*Directions*.
From the entries below, reproduce exactly the line containing "Generate a web", the line containing "var votes = [1995, 413, 334, 349, 490, 396];", and every line in between, with nothing added.

*Given records*.
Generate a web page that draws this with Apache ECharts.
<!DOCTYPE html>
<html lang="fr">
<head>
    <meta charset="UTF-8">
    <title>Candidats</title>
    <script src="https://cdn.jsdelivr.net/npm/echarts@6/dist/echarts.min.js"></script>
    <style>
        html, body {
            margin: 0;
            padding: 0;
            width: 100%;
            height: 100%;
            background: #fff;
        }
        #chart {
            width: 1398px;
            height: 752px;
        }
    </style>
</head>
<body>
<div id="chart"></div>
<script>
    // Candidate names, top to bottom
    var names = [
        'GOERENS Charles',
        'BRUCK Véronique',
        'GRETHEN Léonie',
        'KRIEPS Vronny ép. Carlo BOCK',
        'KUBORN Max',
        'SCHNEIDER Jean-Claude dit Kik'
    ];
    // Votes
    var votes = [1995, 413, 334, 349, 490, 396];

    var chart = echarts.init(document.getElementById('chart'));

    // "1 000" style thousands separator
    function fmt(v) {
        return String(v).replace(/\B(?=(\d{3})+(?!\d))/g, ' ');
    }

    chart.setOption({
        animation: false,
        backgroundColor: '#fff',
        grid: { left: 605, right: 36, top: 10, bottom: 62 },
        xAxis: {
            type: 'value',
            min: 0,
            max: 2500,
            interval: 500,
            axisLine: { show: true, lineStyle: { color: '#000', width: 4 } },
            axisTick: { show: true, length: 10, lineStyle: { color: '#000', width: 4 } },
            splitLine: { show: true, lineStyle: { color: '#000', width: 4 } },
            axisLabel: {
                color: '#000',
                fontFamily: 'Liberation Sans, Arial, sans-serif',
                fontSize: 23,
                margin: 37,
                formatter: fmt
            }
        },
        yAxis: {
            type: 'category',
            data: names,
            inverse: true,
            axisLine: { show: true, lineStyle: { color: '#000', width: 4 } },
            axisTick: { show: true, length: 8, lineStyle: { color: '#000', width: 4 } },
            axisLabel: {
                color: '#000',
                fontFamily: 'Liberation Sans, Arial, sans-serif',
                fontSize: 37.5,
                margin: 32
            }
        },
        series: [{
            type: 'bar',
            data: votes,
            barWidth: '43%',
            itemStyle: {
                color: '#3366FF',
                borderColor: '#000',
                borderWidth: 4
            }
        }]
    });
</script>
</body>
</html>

==

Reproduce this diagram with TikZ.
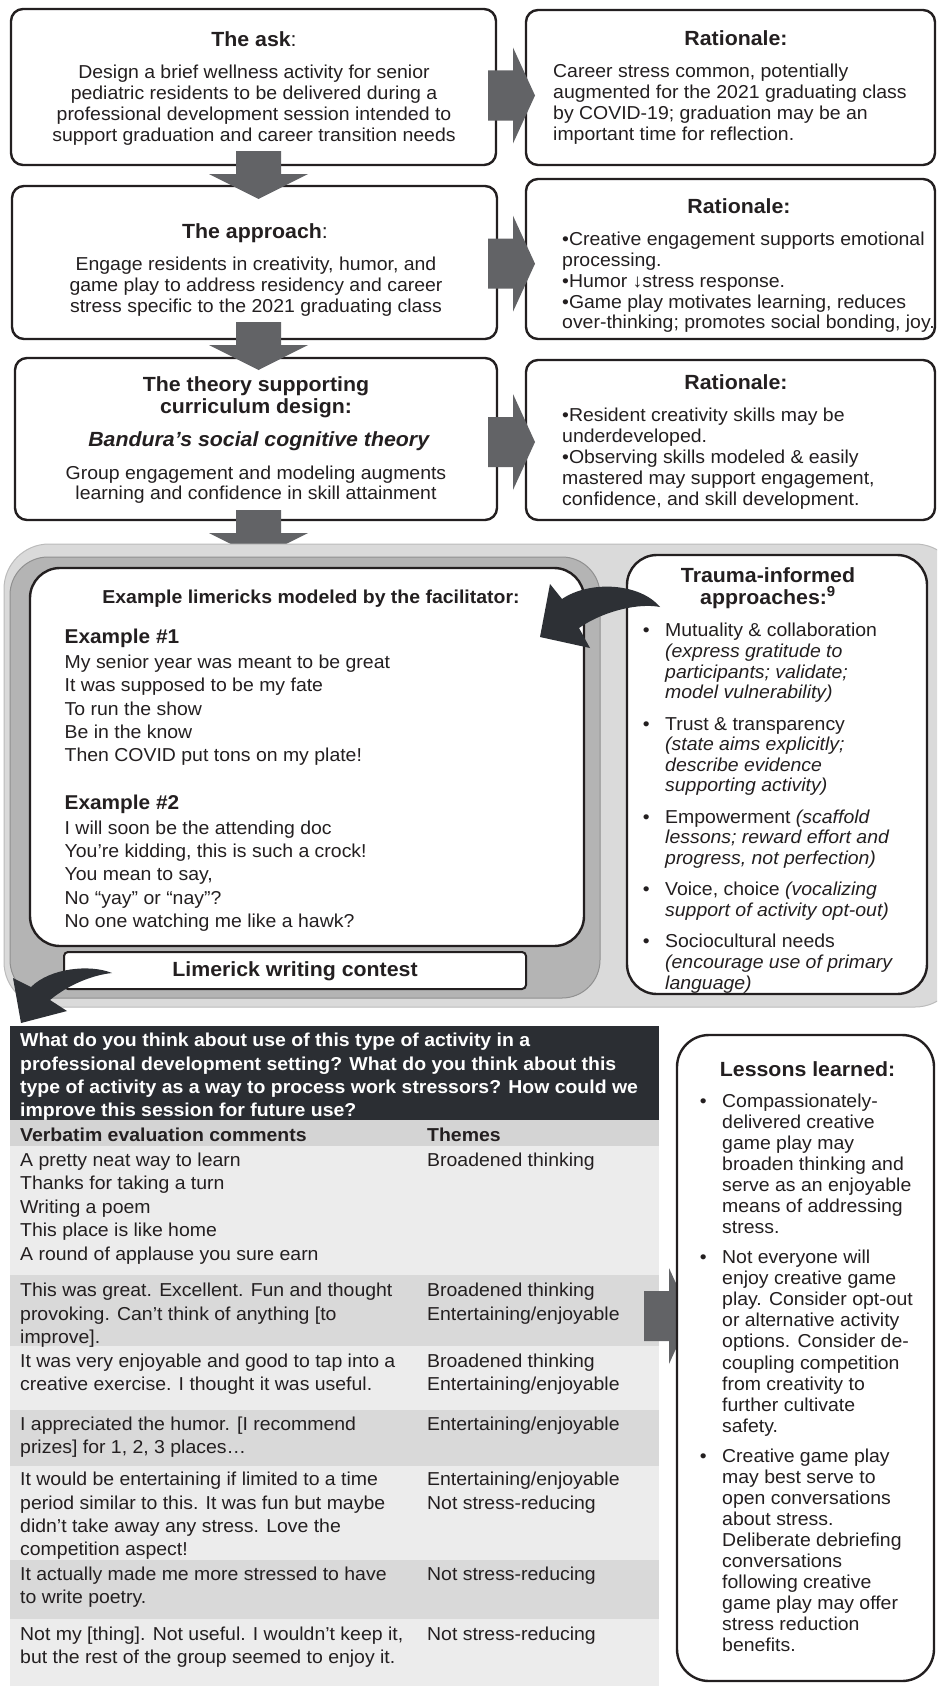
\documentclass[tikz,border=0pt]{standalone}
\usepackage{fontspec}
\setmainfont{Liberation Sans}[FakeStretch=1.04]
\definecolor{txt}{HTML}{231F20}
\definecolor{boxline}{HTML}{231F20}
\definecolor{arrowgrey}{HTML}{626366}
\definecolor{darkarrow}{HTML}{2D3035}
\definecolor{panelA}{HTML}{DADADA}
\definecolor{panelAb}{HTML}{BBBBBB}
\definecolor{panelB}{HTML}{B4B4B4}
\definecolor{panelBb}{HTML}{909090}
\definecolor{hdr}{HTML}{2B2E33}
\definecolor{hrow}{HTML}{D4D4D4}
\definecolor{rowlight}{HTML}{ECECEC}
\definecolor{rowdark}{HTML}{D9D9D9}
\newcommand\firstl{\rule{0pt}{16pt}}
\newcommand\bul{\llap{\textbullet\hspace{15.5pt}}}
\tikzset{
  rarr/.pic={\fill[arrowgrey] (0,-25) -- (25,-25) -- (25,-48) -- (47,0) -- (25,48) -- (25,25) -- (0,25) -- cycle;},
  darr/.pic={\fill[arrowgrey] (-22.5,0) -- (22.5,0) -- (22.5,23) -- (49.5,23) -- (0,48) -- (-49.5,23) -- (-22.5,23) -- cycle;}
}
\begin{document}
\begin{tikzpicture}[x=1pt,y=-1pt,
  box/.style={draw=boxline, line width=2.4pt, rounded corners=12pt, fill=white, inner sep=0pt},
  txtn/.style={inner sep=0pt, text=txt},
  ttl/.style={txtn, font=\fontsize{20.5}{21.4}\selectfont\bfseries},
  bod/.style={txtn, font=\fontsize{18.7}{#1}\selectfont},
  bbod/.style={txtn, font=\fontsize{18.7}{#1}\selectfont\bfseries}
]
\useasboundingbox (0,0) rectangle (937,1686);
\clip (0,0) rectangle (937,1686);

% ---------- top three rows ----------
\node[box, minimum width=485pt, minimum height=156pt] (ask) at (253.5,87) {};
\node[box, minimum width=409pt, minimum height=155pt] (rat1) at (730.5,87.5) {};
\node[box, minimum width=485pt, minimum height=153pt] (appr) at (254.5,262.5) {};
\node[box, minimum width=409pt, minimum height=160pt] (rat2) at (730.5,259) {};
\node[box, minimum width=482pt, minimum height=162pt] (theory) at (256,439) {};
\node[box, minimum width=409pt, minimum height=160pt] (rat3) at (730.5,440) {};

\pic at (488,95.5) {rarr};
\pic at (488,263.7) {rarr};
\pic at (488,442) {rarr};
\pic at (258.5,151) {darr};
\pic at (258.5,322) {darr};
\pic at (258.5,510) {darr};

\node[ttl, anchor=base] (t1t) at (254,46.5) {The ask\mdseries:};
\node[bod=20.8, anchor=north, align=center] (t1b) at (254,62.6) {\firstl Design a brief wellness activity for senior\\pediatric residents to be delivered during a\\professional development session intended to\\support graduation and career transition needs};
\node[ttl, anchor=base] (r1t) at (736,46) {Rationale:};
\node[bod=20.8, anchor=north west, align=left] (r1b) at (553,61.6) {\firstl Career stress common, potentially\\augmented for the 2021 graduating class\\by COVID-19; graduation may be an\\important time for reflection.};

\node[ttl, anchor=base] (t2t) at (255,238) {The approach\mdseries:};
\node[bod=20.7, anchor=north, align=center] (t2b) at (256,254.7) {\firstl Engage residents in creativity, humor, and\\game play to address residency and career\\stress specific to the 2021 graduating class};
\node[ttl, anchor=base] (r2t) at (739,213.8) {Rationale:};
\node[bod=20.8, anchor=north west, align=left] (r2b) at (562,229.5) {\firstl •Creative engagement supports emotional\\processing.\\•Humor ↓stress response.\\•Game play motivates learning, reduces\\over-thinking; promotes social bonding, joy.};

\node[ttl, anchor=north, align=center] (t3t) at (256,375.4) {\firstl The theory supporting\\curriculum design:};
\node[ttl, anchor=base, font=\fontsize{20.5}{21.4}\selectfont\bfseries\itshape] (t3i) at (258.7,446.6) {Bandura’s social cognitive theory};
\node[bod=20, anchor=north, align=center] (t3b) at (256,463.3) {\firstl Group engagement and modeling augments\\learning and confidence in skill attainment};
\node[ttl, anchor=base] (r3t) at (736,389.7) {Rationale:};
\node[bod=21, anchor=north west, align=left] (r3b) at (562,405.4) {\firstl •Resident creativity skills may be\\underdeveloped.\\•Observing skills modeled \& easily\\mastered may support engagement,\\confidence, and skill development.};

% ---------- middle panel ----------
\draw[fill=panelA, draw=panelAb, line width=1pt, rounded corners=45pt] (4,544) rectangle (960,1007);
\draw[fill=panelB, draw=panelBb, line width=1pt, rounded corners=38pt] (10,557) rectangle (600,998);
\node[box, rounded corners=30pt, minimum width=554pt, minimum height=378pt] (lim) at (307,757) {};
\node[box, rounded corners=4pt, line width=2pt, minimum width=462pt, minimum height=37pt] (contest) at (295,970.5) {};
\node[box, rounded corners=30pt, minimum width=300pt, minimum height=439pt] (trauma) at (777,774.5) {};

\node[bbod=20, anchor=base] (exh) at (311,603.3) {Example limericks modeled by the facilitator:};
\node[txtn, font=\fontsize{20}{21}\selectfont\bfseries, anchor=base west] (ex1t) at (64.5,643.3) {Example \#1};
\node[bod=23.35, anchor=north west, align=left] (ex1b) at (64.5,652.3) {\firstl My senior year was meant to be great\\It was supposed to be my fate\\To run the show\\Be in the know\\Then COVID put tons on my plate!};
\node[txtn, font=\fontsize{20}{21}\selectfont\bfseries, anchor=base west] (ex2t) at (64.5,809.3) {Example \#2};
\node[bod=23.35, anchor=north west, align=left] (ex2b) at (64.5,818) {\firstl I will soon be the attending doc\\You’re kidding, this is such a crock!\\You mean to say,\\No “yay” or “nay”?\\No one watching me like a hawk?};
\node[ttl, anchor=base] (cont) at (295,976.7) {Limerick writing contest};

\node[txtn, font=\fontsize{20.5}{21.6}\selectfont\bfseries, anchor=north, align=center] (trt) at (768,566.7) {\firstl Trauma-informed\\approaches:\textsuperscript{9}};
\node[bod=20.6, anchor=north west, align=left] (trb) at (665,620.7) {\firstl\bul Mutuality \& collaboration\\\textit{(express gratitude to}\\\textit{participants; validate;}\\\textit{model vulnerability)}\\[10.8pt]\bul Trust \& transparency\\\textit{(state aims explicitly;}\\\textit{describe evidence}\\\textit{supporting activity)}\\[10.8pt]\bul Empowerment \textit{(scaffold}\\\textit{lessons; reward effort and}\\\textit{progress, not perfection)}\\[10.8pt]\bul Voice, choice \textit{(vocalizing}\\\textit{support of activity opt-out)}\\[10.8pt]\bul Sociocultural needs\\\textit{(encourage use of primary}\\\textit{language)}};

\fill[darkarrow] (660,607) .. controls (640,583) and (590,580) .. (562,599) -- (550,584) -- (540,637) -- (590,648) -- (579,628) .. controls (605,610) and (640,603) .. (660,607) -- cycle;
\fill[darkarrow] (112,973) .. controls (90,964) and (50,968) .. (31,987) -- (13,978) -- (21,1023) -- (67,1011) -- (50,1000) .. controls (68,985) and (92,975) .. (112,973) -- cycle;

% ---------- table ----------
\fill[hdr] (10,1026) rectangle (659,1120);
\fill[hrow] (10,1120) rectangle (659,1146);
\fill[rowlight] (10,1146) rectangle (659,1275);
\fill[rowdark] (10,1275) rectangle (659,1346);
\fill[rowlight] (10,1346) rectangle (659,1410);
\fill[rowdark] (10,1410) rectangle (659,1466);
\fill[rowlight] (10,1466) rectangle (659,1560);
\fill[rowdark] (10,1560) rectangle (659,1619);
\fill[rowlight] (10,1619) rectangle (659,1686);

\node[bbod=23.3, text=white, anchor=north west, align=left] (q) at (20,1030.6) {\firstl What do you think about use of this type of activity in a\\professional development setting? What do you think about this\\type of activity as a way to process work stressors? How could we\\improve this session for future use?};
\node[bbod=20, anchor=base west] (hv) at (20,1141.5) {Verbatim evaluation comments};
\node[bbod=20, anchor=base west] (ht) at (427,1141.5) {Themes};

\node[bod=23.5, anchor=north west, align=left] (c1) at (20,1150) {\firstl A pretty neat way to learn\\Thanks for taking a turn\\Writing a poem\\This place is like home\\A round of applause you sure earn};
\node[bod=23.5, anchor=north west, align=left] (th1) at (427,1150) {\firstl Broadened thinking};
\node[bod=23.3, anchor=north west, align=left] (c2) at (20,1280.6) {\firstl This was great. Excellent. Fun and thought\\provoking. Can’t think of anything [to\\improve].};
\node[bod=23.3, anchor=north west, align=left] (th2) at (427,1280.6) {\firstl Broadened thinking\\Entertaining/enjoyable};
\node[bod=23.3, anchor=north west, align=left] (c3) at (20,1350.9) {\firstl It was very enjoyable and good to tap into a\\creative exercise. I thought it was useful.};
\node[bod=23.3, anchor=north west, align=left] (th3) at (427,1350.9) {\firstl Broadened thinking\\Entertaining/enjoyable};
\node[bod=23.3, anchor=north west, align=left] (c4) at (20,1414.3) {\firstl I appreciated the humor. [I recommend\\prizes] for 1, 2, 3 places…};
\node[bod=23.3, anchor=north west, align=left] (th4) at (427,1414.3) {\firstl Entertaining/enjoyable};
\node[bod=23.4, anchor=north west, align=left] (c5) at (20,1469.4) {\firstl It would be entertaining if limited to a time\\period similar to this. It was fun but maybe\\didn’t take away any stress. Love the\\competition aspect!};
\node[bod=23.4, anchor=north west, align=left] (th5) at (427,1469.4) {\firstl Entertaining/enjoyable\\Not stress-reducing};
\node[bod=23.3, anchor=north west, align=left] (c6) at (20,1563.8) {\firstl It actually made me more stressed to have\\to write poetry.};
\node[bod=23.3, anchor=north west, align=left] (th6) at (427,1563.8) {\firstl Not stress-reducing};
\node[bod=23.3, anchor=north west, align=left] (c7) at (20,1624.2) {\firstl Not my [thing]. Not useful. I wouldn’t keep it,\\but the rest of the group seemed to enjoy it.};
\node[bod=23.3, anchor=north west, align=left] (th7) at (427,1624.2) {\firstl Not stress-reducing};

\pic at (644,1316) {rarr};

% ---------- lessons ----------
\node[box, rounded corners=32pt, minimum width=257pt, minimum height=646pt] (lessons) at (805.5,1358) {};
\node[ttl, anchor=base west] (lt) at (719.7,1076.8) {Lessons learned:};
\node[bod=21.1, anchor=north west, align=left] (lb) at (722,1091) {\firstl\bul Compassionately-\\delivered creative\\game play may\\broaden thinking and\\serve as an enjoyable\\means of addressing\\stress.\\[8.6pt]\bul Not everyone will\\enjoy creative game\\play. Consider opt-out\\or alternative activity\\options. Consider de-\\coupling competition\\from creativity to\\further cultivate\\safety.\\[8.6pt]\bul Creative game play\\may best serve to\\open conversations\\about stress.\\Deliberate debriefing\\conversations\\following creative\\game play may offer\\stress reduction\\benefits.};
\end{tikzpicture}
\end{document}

*Result*.
Generate a web page that draws this with Apache ECharts.
<!DOCTYPE html>
<html lang="fr">
<head>
    <meta charset="UTF-8">
    <title>Candidats</title>
    <script src="https://cdn.jsdelivr.net/npm/echarts@6/dist/echarts.min.js"></script>
    <style>
        html, body {
            margin: 0;
            padding: 0;
            width: 100%;
            height: 100%;
            background: #fff;
        }
        #chart {
            width: 1398px;
            height: 752px;
        }
    </style>
</head>
<body>
<div id="chart"></div>
<script>
    // Candidate names, top to bottom
    var names = [
        'GOERENS Charles',
        'BRUCK Véronique',
        'GRETHEN Léonie',
        'KRIEPS Vronny ép. Carlo BOCK',
        'KUBORN Max',
        'SCHNEIDER Jean-Claude dit Kik'
    ];
    // Votes
    var votes = [1995, 413, 334, 349, 490, 396];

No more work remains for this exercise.